--- Problem requirements ---
Pick out the lines below that contain the string "this" and copy them all.

----- Data rows

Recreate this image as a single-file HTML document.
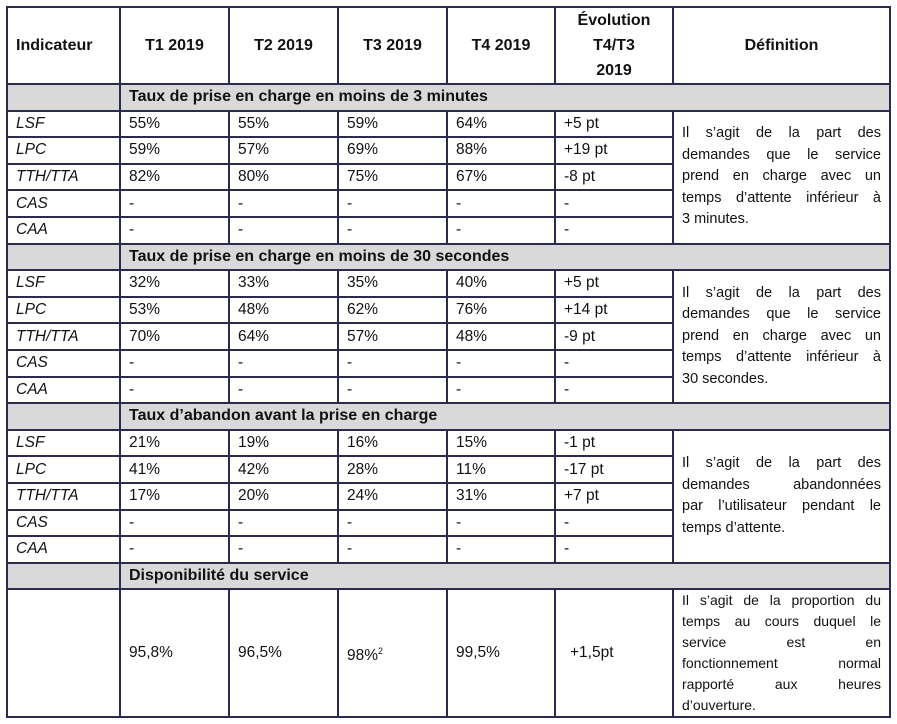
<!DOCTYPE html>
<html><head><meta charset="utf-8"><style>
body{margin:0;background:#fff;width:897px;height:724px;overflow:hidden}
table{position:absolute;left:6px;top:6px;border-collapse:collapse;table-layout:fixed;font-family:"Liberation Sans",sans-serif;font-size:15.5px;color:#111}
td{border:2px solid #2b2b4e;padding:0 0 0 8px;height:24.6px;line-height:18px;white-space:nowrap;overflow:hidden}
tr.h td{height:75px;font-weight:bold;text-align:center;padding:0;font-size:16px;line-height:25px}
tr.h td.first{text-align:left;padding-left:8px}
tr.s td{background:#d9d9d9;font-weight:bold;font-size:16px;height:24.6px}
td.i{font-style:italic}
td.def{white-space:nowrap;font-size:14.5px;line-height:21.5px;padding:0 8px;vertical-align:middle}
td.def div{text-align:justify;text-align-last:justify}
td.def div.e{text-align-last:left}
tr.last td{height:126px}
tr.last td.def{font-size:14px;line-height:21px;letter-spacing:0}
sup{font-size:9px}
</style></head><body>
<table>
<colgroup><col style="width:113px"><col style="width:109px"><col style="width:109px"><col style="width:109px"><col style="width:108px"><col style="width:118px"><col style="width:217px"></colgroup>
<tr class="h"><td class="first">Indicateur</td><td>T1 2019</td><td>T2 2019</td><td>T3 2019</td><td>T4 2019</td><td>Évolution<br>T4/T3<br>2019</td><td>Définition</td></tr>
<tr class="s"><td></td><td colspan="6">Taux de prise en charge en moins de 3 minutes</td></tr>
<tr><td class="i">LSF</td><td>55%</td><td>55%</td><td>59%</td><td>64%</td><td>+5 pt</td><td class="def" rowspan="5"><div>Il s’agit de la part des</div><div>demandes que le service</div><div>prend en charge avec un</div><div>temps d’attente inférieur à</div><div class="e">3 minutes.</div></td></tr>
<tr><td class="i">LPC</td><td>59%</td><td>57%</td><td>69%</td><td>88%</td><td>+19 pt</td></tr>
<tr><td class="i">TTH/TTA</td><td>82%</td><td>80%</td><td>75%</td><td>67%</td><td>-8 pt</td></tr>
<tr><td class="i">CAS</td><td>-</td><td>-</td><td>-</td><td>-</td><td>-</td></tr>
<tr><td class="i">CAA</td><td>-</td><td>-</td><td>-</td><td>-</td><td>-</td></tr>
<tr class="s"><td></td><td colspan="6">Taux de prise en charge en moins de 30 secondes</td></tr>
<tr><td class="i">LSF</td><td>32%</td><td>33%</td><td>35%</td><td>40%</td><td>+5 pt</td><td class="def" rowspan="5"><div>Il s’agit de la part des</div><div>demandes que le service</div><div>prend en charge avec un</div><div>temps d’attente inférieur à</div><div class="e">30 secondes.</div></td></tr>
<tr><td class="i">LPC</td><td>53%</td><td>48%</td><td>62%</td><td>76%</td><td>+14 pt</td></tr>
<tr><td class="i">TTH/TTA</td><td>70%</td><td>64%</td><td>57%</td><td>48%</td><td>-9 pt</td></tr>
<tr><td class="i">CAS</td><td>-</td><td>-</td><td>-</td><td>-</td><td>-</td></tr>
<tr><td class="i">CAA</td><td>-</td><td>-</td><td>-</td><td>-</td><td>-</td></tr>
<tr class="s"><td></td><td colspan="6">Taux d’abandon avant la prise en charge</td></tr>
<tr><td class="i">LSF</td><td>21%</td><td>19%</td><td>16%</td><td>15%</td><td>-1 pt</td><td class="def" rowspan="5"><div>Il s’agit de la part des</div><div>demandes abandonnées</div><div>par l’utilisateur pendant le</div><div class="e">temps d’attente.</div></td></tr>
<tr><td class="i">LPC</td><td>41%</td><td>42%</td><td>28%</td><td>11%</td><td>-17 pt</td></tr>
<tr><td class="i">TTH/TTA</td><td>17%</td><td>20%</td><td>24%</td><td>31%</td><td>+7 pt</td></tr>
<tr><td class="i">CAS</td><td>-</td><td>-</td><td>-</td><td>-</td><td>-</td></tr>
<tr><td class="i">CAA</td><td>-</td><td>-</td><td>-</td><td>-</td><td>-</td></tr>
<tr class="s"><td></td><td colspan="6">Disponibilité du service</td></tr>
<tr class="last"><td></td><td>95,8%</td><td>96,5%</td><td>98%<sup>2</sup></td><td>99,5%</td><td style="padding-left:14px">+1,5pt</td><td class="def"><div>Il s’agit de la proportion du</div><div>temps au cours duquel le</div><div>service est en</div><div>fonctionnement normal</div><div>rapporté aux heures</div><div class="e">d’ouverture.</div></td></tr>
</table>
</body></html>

----------
----- Data rows

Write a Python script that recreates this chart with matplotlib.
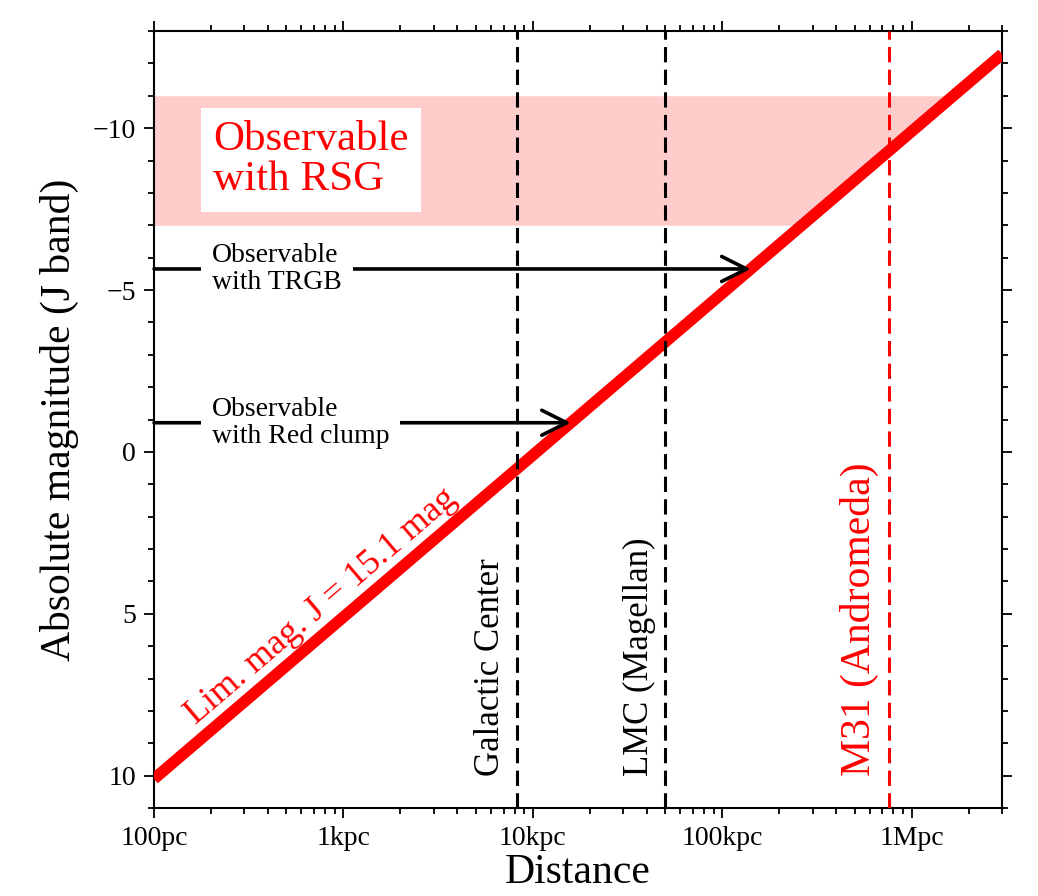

----------

--- Output ---
Recreate this image as a single-file HTML document.
Write a Python script that recreates this chart with matplotlib.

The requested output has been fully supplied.